## Stated problem
Scan the records below for the line with "Write a web" and the line with "['\u22120.2', '0', '0.2', '0.4', '0.6', '0.8', '1.0'];", and retype that range exactly, both ends included, pictures excepted.

## Given records
◆ ◆ ◆
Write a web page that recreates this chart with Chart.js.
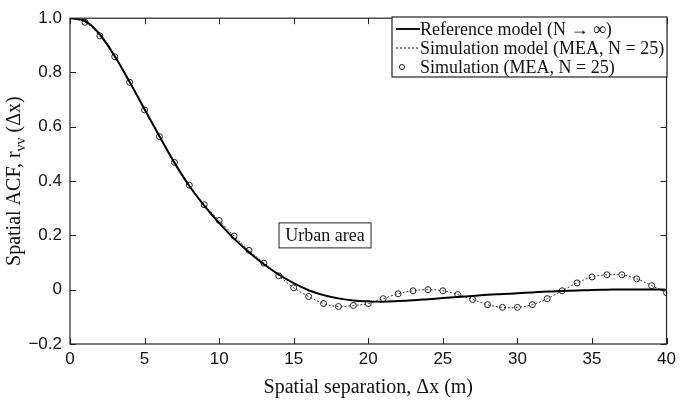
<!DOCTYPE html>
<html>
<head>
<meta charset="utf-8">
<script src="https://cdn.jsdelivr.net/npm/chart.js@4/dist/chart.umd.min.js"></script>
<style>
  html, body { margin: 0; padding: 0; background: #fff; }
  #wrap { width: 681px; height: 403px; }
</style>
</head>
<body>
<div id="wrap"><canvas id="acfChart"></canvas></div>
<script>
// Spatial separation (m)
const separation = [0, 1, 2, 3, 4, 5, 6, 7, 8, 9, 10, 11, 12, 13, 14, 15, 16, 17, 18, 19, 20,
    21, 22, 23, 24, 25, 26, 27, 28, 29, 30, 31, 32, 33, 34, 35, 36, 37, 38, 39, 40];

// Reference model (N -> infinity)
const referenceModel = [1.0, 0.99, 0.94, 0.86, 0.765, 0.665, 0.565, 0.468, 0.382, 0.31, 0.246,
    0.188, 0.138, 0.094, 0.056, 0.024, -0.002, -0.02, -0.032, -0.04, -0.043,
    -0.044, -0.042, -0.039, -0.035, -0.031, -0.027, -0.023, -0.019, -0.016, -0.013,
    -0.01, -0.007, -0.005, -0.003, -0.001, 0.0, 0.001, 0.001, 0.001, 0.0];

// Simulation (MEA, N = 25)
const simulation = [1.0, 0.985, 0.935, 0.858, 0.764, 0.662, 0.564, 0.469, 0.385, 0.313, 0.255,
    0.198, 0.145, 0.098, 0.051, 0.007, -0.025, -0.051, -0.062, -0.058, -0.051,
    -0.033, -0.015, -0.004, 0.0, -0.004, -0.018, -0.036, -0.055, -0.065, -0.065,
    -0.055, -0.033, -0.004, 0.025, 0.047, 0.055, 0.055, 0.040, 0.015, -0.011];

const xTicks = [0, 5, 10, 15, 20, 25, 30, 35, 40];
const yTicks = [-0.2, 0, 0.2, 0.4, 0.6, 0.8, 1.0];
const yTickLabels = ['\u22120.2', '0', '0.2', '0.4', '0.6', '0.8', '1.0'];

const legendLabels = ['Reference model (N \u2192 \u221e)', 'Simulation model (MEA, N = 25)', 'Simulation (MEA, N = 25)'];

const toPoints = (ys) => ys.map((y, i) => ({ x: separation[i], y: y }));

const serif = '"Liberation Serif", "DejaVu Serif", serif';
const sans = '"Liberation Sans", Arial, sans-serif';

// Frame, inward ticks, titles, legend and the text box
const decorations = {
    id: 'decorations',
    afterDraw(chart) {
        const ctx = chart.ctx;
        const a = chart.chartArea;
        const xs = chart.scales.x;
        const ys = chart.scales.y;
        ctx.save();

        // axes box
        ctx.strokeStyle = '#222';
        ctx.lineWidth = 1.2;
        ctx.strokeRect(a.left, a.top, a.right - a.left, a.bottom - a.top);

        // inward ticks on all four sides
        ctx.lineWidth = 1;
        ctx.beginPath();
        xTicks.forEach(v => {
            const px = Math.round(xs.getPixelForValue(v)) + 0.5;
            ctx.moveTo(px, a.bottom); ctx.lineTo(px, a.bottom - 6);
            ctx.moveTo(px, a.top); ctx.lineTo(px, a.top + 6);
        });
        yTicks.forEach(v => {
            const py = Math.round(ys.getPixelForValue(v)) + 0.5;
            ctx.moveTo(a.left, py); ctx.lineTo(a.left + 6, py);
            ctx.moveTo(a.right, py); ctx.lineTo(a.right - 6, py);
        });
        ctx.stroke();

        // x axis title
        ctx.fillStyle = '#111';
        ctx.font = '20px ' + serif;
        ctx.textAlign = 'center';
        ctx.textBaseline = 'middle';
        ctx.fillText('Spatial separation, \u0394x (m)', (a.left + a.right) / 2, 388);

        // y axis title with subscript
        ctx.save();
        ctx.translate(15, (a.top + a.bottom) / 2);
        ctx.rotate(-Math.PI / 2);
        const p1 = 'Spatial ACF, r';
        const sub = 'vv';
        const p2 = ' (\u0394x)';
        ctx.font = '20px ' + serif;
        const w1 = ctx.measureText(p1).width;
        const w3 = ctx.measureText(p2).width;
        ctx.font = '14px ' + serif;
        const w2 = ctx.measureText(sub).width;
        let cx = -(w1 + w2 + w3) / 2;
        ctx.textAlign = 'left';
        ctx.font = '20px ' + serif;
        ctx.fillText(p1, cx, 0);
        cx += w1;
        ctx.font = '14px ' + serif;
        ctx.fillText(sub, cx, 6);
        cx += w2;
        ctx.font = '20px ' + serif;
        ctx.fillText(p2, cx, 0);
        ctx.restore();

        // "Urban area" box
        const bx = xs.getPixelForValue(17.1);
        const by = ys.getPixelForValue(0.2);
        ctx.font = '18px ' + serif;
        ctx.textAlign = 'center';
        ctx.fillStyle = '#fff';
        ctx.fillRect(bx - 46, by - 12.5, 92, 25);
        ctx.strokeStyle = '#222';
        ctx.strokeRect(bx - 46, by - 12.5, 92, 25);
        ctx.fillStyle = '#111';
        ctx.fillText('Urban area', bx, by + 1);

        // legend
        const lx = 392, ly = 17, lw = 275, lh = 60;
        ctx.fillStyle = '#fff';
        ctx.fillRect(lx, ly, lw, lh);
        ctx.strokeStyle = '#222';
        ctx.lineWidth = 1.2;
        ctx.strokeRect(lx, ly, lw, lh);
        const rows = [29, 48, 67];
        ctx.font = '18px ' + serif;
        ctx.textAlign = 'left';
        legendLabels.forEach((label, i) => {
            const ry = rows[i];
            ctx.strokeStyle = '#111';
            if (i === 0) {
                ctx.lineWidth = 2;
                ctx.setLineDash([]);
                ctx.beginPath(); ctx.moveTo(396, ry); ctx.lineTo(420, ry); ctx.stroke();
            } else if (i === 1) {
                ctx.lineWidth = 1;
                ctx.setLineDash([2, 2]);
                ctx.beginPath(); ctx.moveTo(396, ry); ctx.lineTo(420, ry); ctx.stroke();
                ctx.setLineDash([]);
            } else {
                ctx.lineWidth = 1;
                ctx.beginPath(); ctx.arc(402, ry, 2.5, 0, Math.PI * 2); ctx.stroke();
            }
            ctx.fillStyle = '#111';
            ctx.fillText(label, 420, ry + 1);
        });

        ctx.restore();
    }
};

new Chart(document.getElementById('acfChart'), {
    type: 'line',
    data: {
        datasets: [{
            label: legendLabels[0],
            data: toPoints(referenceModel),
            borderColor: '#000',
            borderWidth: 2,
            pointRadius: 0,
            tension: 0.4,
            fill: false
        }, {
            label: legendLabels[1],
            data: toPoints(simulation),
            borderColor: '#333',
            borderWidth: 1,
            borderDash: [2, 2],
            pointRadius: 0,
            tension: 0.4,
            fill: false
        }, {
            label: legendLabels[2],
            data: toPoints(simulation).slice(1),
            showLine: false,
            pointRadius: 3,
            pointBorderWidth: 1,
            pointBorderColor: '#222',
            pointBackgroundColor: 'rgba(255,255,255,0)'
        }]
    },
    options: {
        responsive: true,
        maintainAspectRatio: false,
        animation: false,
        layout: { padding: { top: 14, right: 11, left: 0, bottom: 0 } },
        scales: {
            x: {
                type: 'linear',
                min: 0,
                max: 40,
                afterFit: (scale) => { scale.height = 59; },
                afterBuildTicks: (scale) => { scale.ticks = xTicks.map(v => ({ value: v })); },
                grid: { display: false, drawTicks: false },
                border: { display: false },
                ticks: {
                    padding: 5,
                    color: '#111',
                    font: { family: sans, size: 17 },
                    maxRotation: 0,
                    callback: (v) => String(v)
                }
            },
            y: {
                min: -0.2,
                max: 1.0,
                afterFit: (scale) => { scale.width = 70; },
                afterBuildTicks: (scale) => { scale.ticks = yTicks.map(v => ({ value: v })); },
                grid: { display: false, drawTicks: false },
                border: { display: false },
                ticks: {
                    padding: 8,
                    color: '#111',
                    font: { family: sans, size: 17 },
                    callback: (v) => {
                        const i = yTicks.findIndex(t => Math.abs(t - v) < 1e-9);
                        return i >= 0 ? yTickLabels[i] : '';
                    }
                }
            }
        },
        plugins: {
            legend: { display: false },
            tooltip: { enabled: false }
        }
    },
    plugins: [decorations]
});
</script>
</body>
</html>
◆ ◆ ◆
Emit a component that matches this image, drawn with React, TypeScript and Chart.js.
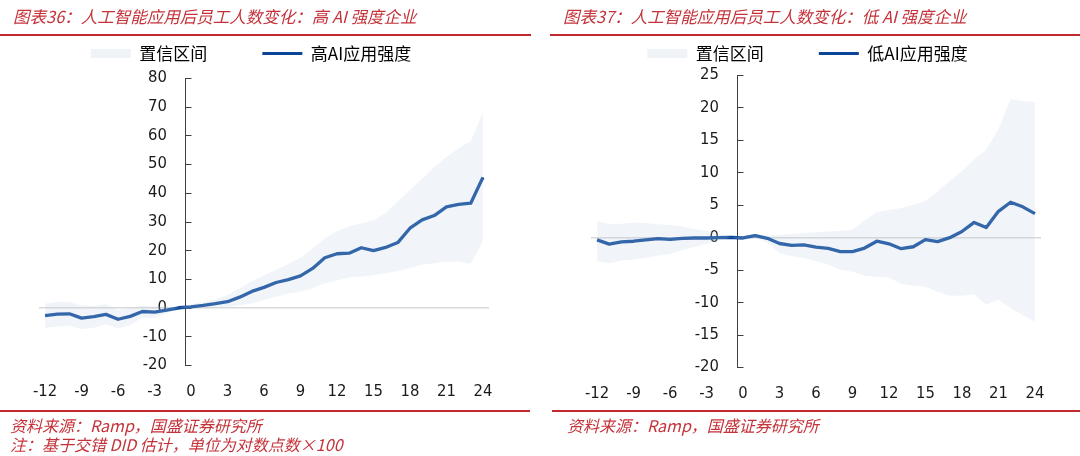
◆ ◆ ◆
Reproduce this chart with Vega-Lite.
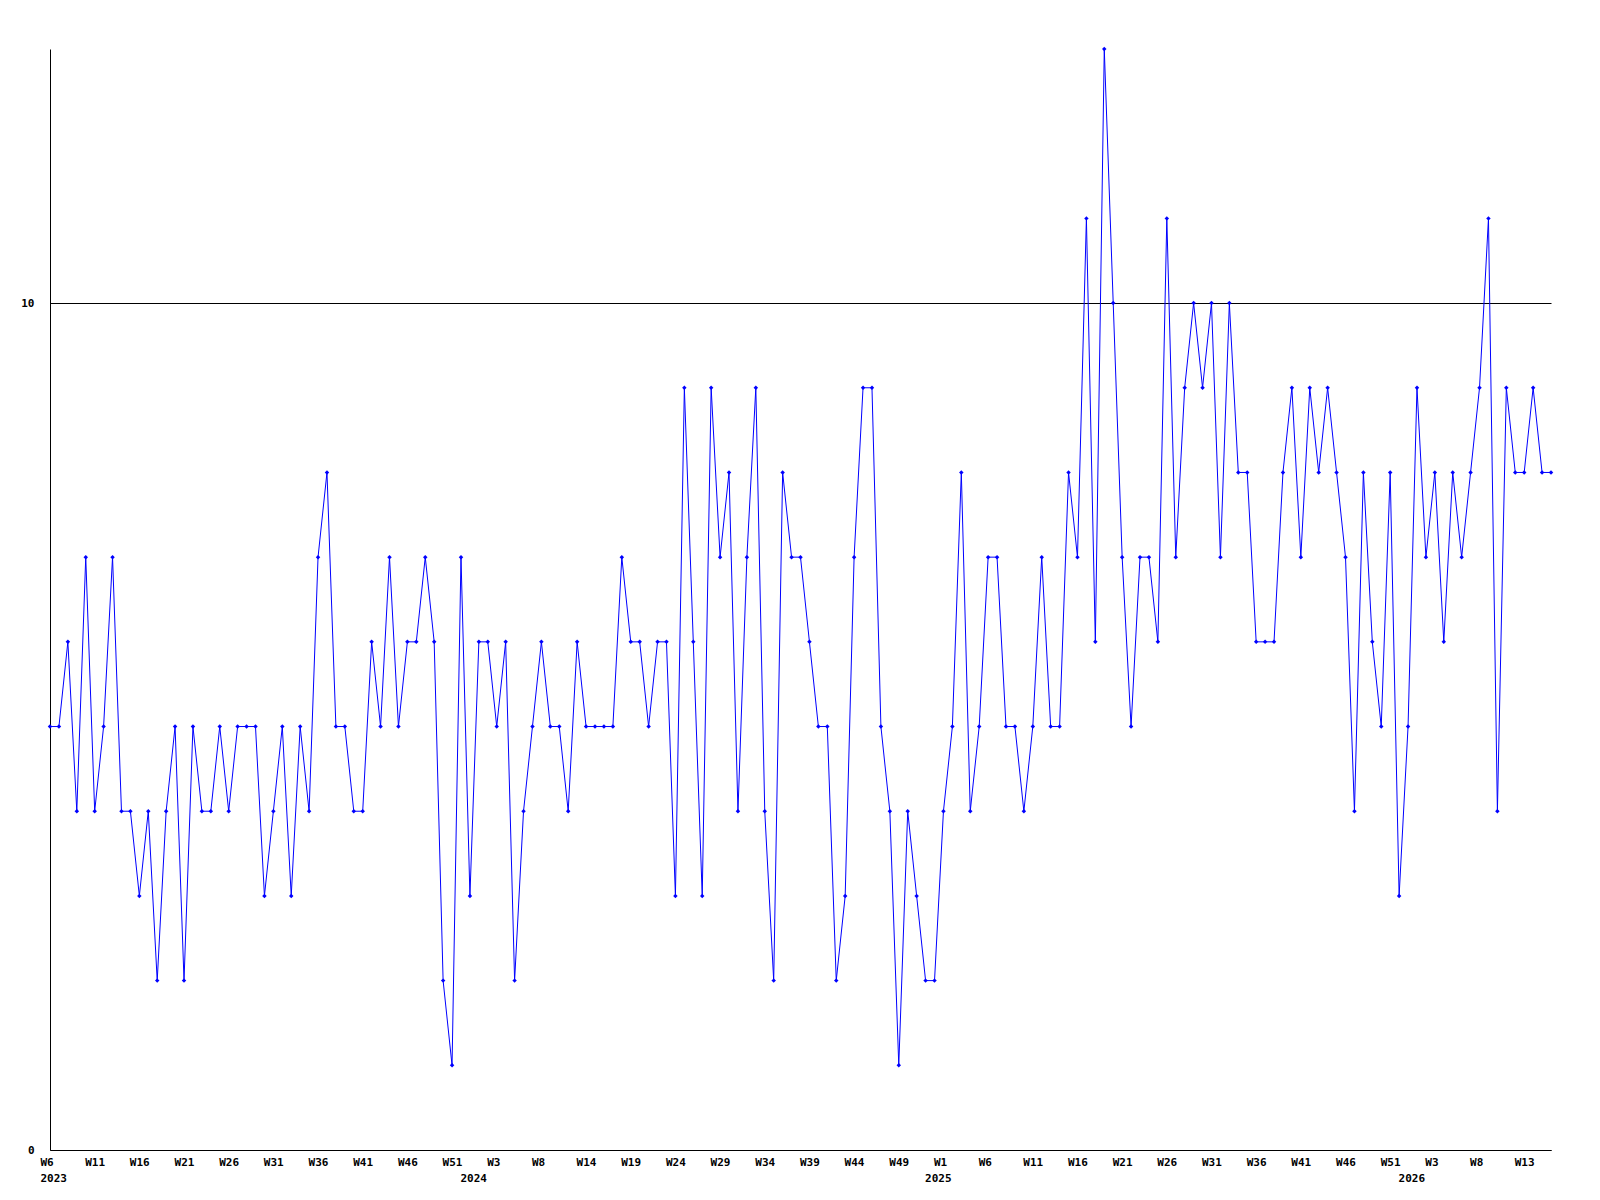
◆ ◆ ◆
## Answer for this exercise
Write a web page that recreates this chart with Chart.js.
<!DOCTYPE html>
<html>
<head>
<meta charset="utf-8">
<script src="https://cdn.jsdelivr.net/npm/chart.js@4/dist/chart.umd.min.js"></script>
<style>
  html, body { margin: 0; padding: 0; background: #fff; }
  #wrap { width: 681px; height: 403px; }
</style>
</head>
<body>
<div id="wrap"><canvas id="acfChart"></canvas></div>
<script>
// Spatial separation (m)
const separation = [0, 1, 2, 3, 4, 5, 6, 7, 8, 9, 10, 11, 12, 13, 14, 15, 16, 17, 18, 19, 20,
    21, 22, 23, 24, 25, 26, 27, 28, 29, 30, 31, 32, 33, 34, 35, 36, 37, 38, 39, 40];

// Reference model (N -> infinity)
const referenceModel = [1.0, 0.99, 0.94, 0.86, 0.765, 0.665, 0.565, 0.468, 0.382, 0.31, 0.246,
    0.188, 0.138, 0.094, 0.056, 0.024, -0.002, -0.02, -0.032, -0.04, -0.043,
    -0.044, -0.042, -0.039, -0.035, -0.031, -0.027, -0.023, -0.019, -0.016, -0.013,
    -0.01, -0.007, -0.005, -0.003, -0.001, 0.0, 0.001, 0.001, 0.001, 0.0];

// Simulation (MEA, N = 25)
const simulation = [1.0, 0.985, 0.935, 0.858, 0.764, 0.662, 0.564, 0.469, 0.385, 0.313, 0.255,
    0.198, 0.145, 0.098, 0.051, 0.007, -0.025, -0.051, -0.062, -0.058, -0.051,
    -0.033, -0.015, -0.004, 0.0, -0.004, -0.018, -0.036, -0.055, -0.065, -0.065,
    -0.055, -0.033, -0.004, 0.025, 0.047, 0.055, 0.055, 0.040, 0.015, -0.011];

const xTicks = [0, 5, 10, 15, 20, 25, 30, 35, 40];
const yTicks = [-0.2, 0, 0.2, 0.4, 0.6, 0.8, 1.0];
const yTickLabels = ['\u22120.2', '0', '0.2', '0.4', '0.6', '0.8', '1.0'];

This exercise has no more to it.